*PROBLEM*.
Copy each line that has the string "seaborn" somewhere in it.

** start **

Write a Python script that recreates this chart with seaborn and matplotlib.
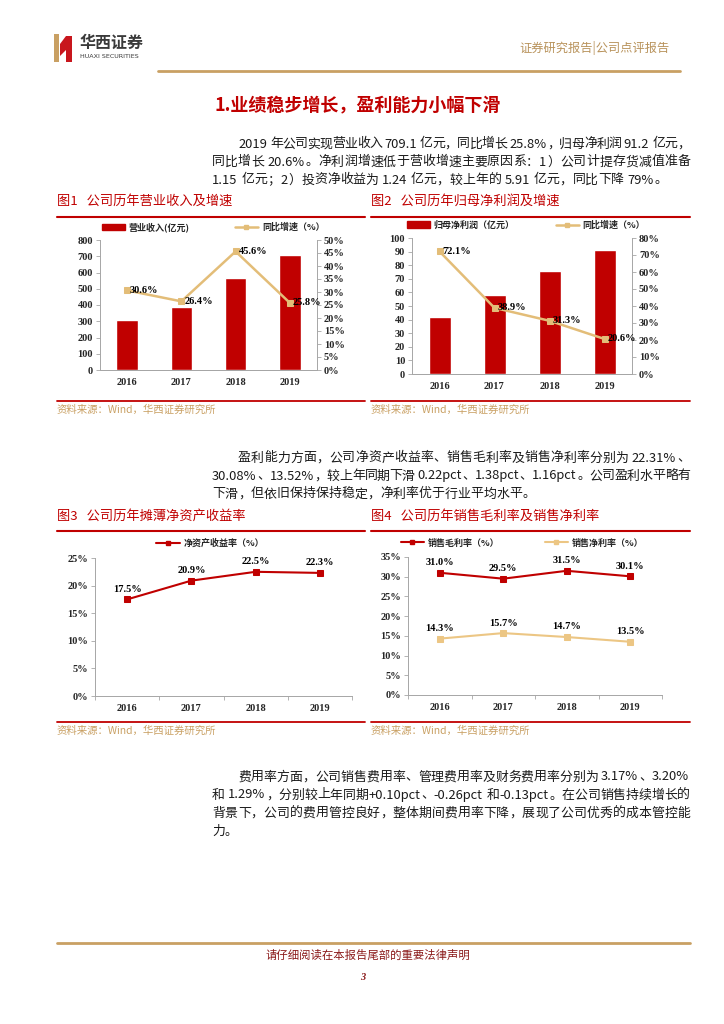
import re
import numpy as np
import matplotlib
matplotlib.use('Agg')
import matplotlib.pyplot as plt
from matplotlib.patches import Patch, Polygon, Rectangle
from matplotlib.lines import Line2D
import seaborn as sns

# %% data

years = ['2016', '2017', '2018', '2019']
revenue = [307.0, 389.0, 564.0, 709.1]          # 营业收入(亿元)
rev_growth = [30.6, 26.4, 45.6, 25.8]           # 同比增速 %
profit = [41.6, 57.8, 75.8, 91.2]               # 归母净利润(亿元)
profit_growth = [72.1, 38.9, 31.3, 20.6]
roe = [17.5, 20.9, 22.5, 22.3]                  # 净资产收益率 %
gross_margin = [31.0, 29.5, 31.5, 30.1]         # 销售毛利率 %
net_margin = [14.3, 15.7, 14.7, 13.5]           # 销售净利率 %

para1 = ["2019 年公司实现营业收入 709.1 亿元，同比增长 25.8%，归母净利润 91.2 亿元，",
         "同比增长 20.6%。净利润增速低于营收增速主要原因系：1）公司计提存货减值准备",
         "1.15 亿元；2）投资净收益为 1.24 亿元，较上年的 5.91 亿元，同比下降 79%。"]
para2 = ["盈利能力方面，公司净资产收益率、销售毛利率及销售净利率分别为 22.31%、",
         "30.08%、13.52%，较上年同期下滑 0.22pct、1.38pct、1.16pct。公司盈利水平略有",
         "下滑，但依旧保持保持稳定，净利率优于行业平均水平。"]
para3 = ["费用率方面，公司销售费用率、管理费用率及财务费用率分别为 3.17%、3.20%",
         "和 1.29%，分别较上年同期+0.10pct、-0.26pct 和-0.13pct。在公司销售持续增长的",
         "背景下，公司的费用管控良好，整体期间费用率下降，展现了公司优秀的成本管控能",
         "力。"]

# %% style

sns.set_style('ticks')
plt.rcParams['font.family'] = ['Liberation Serif', 'Noto Sans CJK SC', 'DejaVu Sans']
plt.rcParams['axes.unicode_minus'] = False
cjk = ['Noto Sans CJK SC', 'DejaVu Sans']

RED = '#C00000'
GOLD = '#E3BD78'
GOLD2 = '#ECC684'
SRC = '#C9A063'
GRAY = '#A6A6A6'
W, H = 724, 1024

fig = plt.figure(figsize=(7.24, 10.24), dpi=100)
bg = fig.add_axes([0, 0, 1, 1], zorder=-5)
bg.set_xlim(0, W)
bg.set_ylim(H, 0)
bg.axis('off')
renderer = fig.canvas.get_renderer()


def px_axes(l, t, r, b):
    return fig.add_axes([l / W, 1 - b / H, (r - l) / W, (b - t) / H])


def ftext(x, y, s, **kw):
    return fig.text(x / W, 1 - y / H, s, **kw)


def put_line(x0, x1, y, s, size=9.3, justify=True):
    ## each cjk char takes one em, ascii runs measured, then spread to the right edge
    toks = re.findall(r'[0-9A-Za-z.%+\-]+| |.', s)
    em = size * 100 / 72
    objs, widths = [], []
    for tk in toks:
        if tk == ' ':
            objs.append(None)
            widths.append(3.0)
            continue
        t = ftext(0, y, tk, fontsize=size, family=cjk, color='#1a1a1a', va='center', ha='left')
        if ord(tk[0]) > 0x2E80:
            w = em
        else:
            w = t.get_window_extent(renderer).width + 1
        objs.append(t)
        widths.append(w)
    gap = (x1 - x0 - sum(widths)) / (len(toks) - 1) if justify else 0
    x = x0
    for t, w in zip(objs, widths):
        if t is not None:
            t.set_position((x / W, 1 - y / H))
        x += w + gap


def put_para(lines, y0, step=18):
    for i, ln in enumerate(lines):
        x0 = 238 if i == 0 else 212
        put_line(x0, 690, y0 + i * step, ln, justify=(i < len(lines) - 1))


# %% header / footer

bg.add_patch(Rectangle((54, 34), 5, 28, color=SRC, lw=0))
bg.add_patch(Polygon([(60, 44), (66, 36), (72, 36), (72, 62), (66, 62), (66, 50), (60, 56)], color='#C8161D', lw=0))
ftext(80, 43, '华西证券', fontsize=11.5, family=cjk, weight='bold', color='#3a3a3a', va='center')
ftext(80, 56, 'HUAXI SECURITIES', fontsize=4.6, family=['DejaVu Sans'], color='#3a3a3a', va='center')
ftext(670, 48, '证券研究报告|公司点评报告', fontsize=8.8, family=cjk, color='#B8925A', ha='right', va='center')
bg.plot([158, 680], [71, 71], color=SRC, lw=2)

bg.plot([57, 690], [943, 943], color=SRC, lw=2)
ftext(368, 955, '请仔细阅读在本报告尾部的重要法律声明', fontsize=8.2, family=cjk, color='#8B1A1A', ha='center', va='center')
ftext(363, 978, '3', fontsize=7.5, weight='bold', style='italic', color='#8B1A1A', ha='center', va='center')

ftext(215, 105, '1.业绩稳步增长，盈利能力小幅下滑', fontsize=13, family=cjk, weight='bold', color=RED, va='center')

put_para(para1, 144)
put_para(para2, 458)
put_para(para3, 777)

# figure titles and rules
for x0, x1, yt, yr, ys, title in [(57, 365, 201, 217, 401, '图1   公司历年营业收入及增速'),
                                  (371, 690, 201, 217, 401, '图2   公司历年归母净利润及增速'),
                                  (57, 365, 516, 531, 722, '图3   公司历年摊薄净资产收益率'),
                                  (371, 690, 516, 531, 722, '图4   公司历年销售毛利率及销售净利率')]:
    ftext(x0, yt, title, fontsize=9.5, family=cjk, color=RED, va='center')
    bg.plot([x0, x1], [yr, yr], color=RED, lw=1.5)
    bg.plot([x0, x1], [ys, ys], color=RED, lw=1.3)
    ftext(x0, ys + 8.5, '资料来源：Wind，华西证券研究所', fontsize=7.5, family=cjk, color=SRC, va='center')


def style_axis(a, ticks, fmt, side='left'):
    a.set_ylim(ticks[0], ticks[-1])
    a.set_yticks(ticks)
    a.set_yticklabels([fmt.format(v) for v in ticks])
    a.tick_params(axis='y', length=3, width=0.6, color=GRAY, labelsize=7.5, pad=2)
    for lab in a.get_yticklabels():
        lab.set_fontweight('bold')
    a.set_ylabel('')
    for s in a.spines.values():
        s.set_color(GRAY)
        s.set_linewidth(0.7)
    a.spines['top'].set_visible(False)


def style_x(a, boundary_ticks=False):
    a.set_xlim(-0.5, 3.5)
    a.set_xticks(range(len(years)))
    a.set_xticklabels(years)
    a.tick_params(axis='x', length=0, labelsize=7.5, pad=6)
    for lab in a.get_xticklabels():
        lab.set_fontweight('bold')
    if boundary_ticks:
        a.set_xticks(np.arange(-0.5, 4, 1), minor=True)
        a.tick_params(axis='x', which='minor', length=3, width=0.6, color=GRAY)
    a.set_xlabel('')


def leg(handles, labels, cx, cy, spacing=5):
    fig.legend(handles, labels, loc='center', bbox_to_anchor=(cx / W, 1 - cy / H), ncol=2, frameon=False,
               prop={'family': cjk, 'size': 6.5, 'weight': 'bold'}, handlelength=2.6, columnspacing=spacing,
               handletextpad=0.4)


lab_kw = dict(textcoords='offset points', fontsize=7.5, fontweight='bold', color='black')

# %% chart 1 revenue

ax1 = px_axes(100, 240, 317, 370)
sns.barplot(x=years, y=revenue, color=RED, saturation=1, width=0.4, ax=ax1)
style_axis(ax1, list(range(0, 801, 100)), '{}')
style_x(ax1)
ax1.spines['right'].set_visible(False)
ax1b = ax1.twinx()
sns.lineplot(x=np.arange(len(years)), y=rev_growth, ax=ax1b, color=GOLD, lw=1.8, marker='s', markersize=4,
             markeredgecolor=GOLD)
style_axis(ax1b, list(range(0, 51, 5)), '{}%')
ax1b.spines['left'].set_visible(False)
ax1b.set_xlim(-0.5, 3.5)
for i, v in enumerate(rev_growth):
    ax1b.annotate(f'{v:.1f}%', (i, v), xytext=(2, 0), ha='left', va='center', **lab_kw)
leg([Patch(color=RED), Line2D([], [], color=GOLD, lw=1.8, marker='s', markersize=3.5)],
    ['营业收入(亿元)', '同比增速（%）'], 213, 227, 5)

# %% chart 2 net profit

ax2 = px_axes(412, 238, 632, 374)
sns.barplot(x=years, y=profit, color=RED, saturation=1, width=0.4, ax=ax2)
style_axis(ax2, list(range(0, 101, 10)), '{}')
style_x(ax2)
ax2.spines['right'].set_visible(False)
ax2b = ax2.twinx()
sns.lineplot(x=np.arange(len(years)), y=profit_growth, ax=ax2b, color=GOLD, lw=1.8, marker='s', markersize=4,
             markeredgecolor=GOLD)
style_axis(ax2b, list(range(0, 81, 10)), '{}%')
ax2b.spines['left'].set_visible(False)
ax2b.set_xlim(-0.5, 3.5)
for i, v in enumerate(profit_growth):
    ax2b.annotate(f'{v:.1f}%', (i, v), xytext=(2, 0), ha='left', va='center', **lab_kw)
leg([Patch(color=RED), Line2D([], [], color=GOLD, lw=1.8, marker='s', markersize=3.5)],
    ['归母净利润（亿元）', '同比增速（%）'], 526, 225, 4.5)

# %% chart 3 roe

ax3 = px_axes(95, 558, 352, 696)
sns.lineplot(x=np.arange(len(years)), y=roe, ax=ax3, color=RED, lw=1.5, marker='s', markersize=4,
             markeredgecolor=RED)
style_axis(ax3, list(range(0, 26, 5)), '{}%')
style_x(ax3, True)
ax3.spines['right'].set_visible(False)
for i, v in enumerate(roe):
    ax3.annotate(f'{v:.1f}%', (i, v), xytext=(0, 4), ha='center', va='bottom', **lab_kw)
leg([Line2D([], [], color=RED, lw=1.5, marker='s', markersize=3.5)], ['净资产收益率（%）'], 210, 543)

# %% chart 4 margins

ax4 = px_axes(408, 557, 662, 695)
sns.lineplot(x=np.arange(len(years)), y=gross_margin, ax=ax4, color=RED, lw=1.5, marker='s', markersize=4,
             markeredgecolor=RED)
sns.lineplot(x=np.arange(len(years)), y=net_margin, ax=ax4, color=GOLD2, lw=1.5, marker='s', markersize=4,
             markeredgecolor=GOLD2)
style_axis(ax4, list(range(0, 36, 5)), '{}%')
style_x(ax4, True)
ax4.spines['right'].set_visible(False)
for series in (gross_margin, net_margin):
    for i, v in enumerate(series):
        ax4.annotate(f'{v:.1f}%', (i, v), xytext=(0, 4), ha='center', va='bottom', **lab_kw)
leg([Line2D([], [], color=RED, lw=1.5, marker='s', markersize=3.5),
     Line2D([], [], color=GOLD2, lw=1.5, marker='s', markersize=3.5)],
    ['销售毛利率（%）', '销售净利率（%）'], 522, 543, 5)

fig.savefig('out.png', dpi=100)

** end **

*EXERCISE RESULT*.
Write a Python script that recreates this chart with seaborn and matplotlib.
import seaborn as sns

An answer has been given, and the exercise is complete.